## Task
Wherever the string "matplotlib" appears, copy the whole line.
#### Source excerpt
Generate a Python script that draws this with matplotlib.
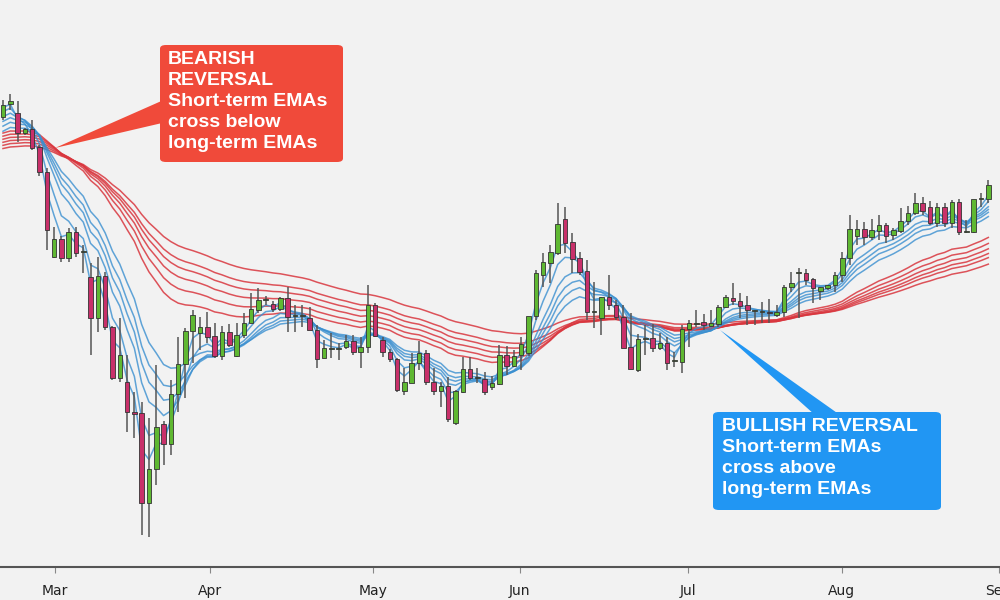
import matplotlib
matplotlib.use("Agg")
import matplotlib.pyplot as plt
from matplotlib.patches import Rectangle, FancyBboxPatch, Polygon
import numpy as np

# OHLC (price units = 600 - pixel y)
ys_open  = [117,104,113,133,129,147,172,257,239,258,232,252,277,318,276,327,378,382,412,413,503,469,424,444,394,364,331,333,327,336,356,332,356,335,323,310,300,304,309,298,316,316,318,330,358,349,349,347,341,352,347,305,340,352,359,391,383,363,353,382,391,386,423,392,369,378,379,387,384,355,366,355,353,316,275,263,253,219,242,258,271,312,318,297,305,317,347,370,339,338,348,343,361,362,329,324,322,326,324,307,298,301,305,311,312,312,315,312,287,273,273,279,291,288,285,275,258,236,229,237,231,225,235,231,221,213,203,207,223,207,223,202,232,232,199,199]
ys_close = [105,101,133,129,148,172,230,239,258,232,253,252,318,276,327,378,355,412,414,503,469,427,444,394,364,331,315,327,337,356,332,345,335,323,309,300,300,309,298,317,316,316,330,359,348,349,349,341,352,347,305,336,352,359,390,382,363,353,382,391,386,419,391,369,378,378,392,383,355,366,356,344,316,273,262,252,224,243,259,272,312,312,297,305,317,348,369,339,339,348,343,363,361,329,323,324,325,323,307,297,301,306,310,311,312,313,312,287,283,273,280,288,287,285,275,258,229,229,237,230,225,236,230,221,213,203,211,223,207,223,202,232,232,199,199,185]
ys_high  = [100,94,101,128,120,145,168,227,236,228,227,245,263,257,272,326,318,355,392,402,418,365,421,380,337,328,310,317,312,323,326,324,323,313,293,288,296,301,297,287,305,305,307,325,340,333,343,335,335,337,285,303,337,349,358,368,353,341,350,368,382,377,390,357,357,368,372,376,345,346,350,337,340,270,253,245,203,207,233,252,260,282,297,275,300,305,313,334,325,324,333,337,352,325,320,310,314,310,305,295,283,293,296,310,302,299,305,285,272,268,269,278,287,285,272,252,215,220,222,219,215,223,228,208,206,193,197,201,203,203,200,199,220,200,193,180]
ys_low   = [120,110,142,135,150,176,250,258,262,262,257,273,355,332,330,380,382,432,438,535,537,485,465,455,412,398,363,350,343,358,360,347,357,338,322,313,305,312,311,332,332,327,330,368,357,358,360,349,355,368,353,337,357,362,392,395,383,370,385,395,407,422,425,393,380,383,395,390,385,375,367,370,356,320,287,283,255,253,273,275,320,328,335,310,320,325,358,372,355,352,350,370,367,373,347,327,330,327,327,308,305,318,325,325,323,323,317,317,292,318,285,303,300,290,292,282,265,245,245,240,240,243,240,233,225,215,215,225,227,227,228,235,233,233,207,203]

# EMA periods and their starting levels read from the left edge (price units)
short_periods = [3, 5, 8, 10, 12, 15]
long_periods = [30, 35, 40, 45, 50, 60]
short_start = [490, 485, 480, 475, 470, 465]
long_start = [465, 462, 459, 456, 453, 450]

month_labels = ["Mar", "Apr", "May", "Jun", "Jul", "Aug", "Sep"]
month_pos = [7.1, 28.4, 50.7, 70.8, 93.8, 114.9, 136.4]

o = 600 - np.array(ys_open, float)
c = 600 - np.array(ys_close, float)
h = 600 - np.array(ys_high, float)
l = 600 - np.array(ys_low, float)
n = len(c)
idx = np.arange(n)

def ema(series, period, start):
    a = 2.0 / (period + 1)
    out = np.empty(len(series))
    prev = start
    for i, v in enumerate(series):
        prev = prev + a * (v - prev)
        out[i] = prev
    return out

bg = "#f2f2f2"
fig = plt.figure(figsize=(10, 6), dpi=100, facecolor=bg)
ax = fig.add_axes([0, 33 / 600, 1, 1 - 33 / 600], facecolor=bg)

for p, s in zip(long_periods, long_start):
    ax.plot(idx, ema(c, p, s), color="#d9363e", lw=1.1, alpha=0.85, zorder=2)
for p, s in zip(short_periods, short_start):
    ax.plot(idx, ema(c, p, s), color="#3a8fd0", lw=1.1, alpha=0.8, zorder=2)

w = 0.62
for i in range(n):
    up = c[i] >= o[i]
    col = "#5fb832" if up else "#c8306a"
    ax.vlines(i, l[i], h[i], color="#555555", lw=1.1, zorder=3)
    lo, hi = min(o[i], c[i]), max(o[i], c[i])
    ax.add_patch(Rectangle((i - w / 2, lo), w, max(hi - lo, 1.2), facecolor=col,
                           edgecolor="#333333", lw=0.6, zorder=4))

ax.set_xlim(-0.41, 136.6)
ax.set_ylim(33, 600)
ax.set_yticks([])
ax.set_xticks(month_pos)
ax.set_xticklabels(month_labels, fontsize=10, color="#222222", family="DejaVu Sans")
ax.tick_params(axis="x", length=4, color="#888888", pad=8)
for sp in ["top", "right", "left"]:
    ax.spines[sp].set_visible(False)
ax.spines["bottom"].set_color("#555555")
ax.spines["bottom"].set_linewidth(1.5)

def fx(x): return x / 1000
def fy(y): return 1 - y / 600

# Bearish callout
fig.patches.append(Polygon([(fx(55), fy(148)), (fx(175), fy(95)), (fx(175), fy(120))],
                           closed=True, transform=fig.transFigure, facecolor="#f04a3a", edgecolor="none"))
fig.patches.append(FancyBboxPatch((fx(160), fy(162)), fx(183), 117 / 600, boxstyle="round,pad=0,rounding_size=0.006",
                                  transform=fig.transFigure, facecolor="#f04a3a", edgecolor="none"))
fig.text(fx(168), fy(51), "BEARISH\nREVERSAL\nShort-term EMAs\ncross below\nlong-term EMAs",
         ha="left", va="top", color="white", fontsize=14, fontweight="bold",
         family="Liberation Sans", linespacing=1.3)

# Bullish callout
fig.patches.append(Polygon([(fx(720), fy(330)), (fx(815), fy(415)), (fx(840), fy(415))],
                           closed=True, transform=fig.transFigure, facecolor="#2196f3", edgecolor="none"))
fig.patches.append(FancyBboxPatch((fx(713), fy(510)), fx(228), 98 / 600, boxstyle="round,pad=0,rounding_size=0.006",
                                  transform=fig.transFigure, facecolor="#2196f3", edgecolor="none"))
fig.text(fx(722), fy(418), "BULLISH REVERSAL\nShort-term EMAs\ncross above\nlong-term EMAs",
         ha="left", va="top", color="white", fontsize=14, fontweight="bold",
         family="Liberation Sans", linespacing=1.3)

fig.savefig("out.png", dpi=100, facecolor=bg)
########
## Written response
Generate a Python script that draws this with matplotlib.
import matplotlib
matplotlib.use("Agg")
import matplotlib.pyplot as plt
from matplotlib.patches import Rectangle, FancyBboxPatch, Polygon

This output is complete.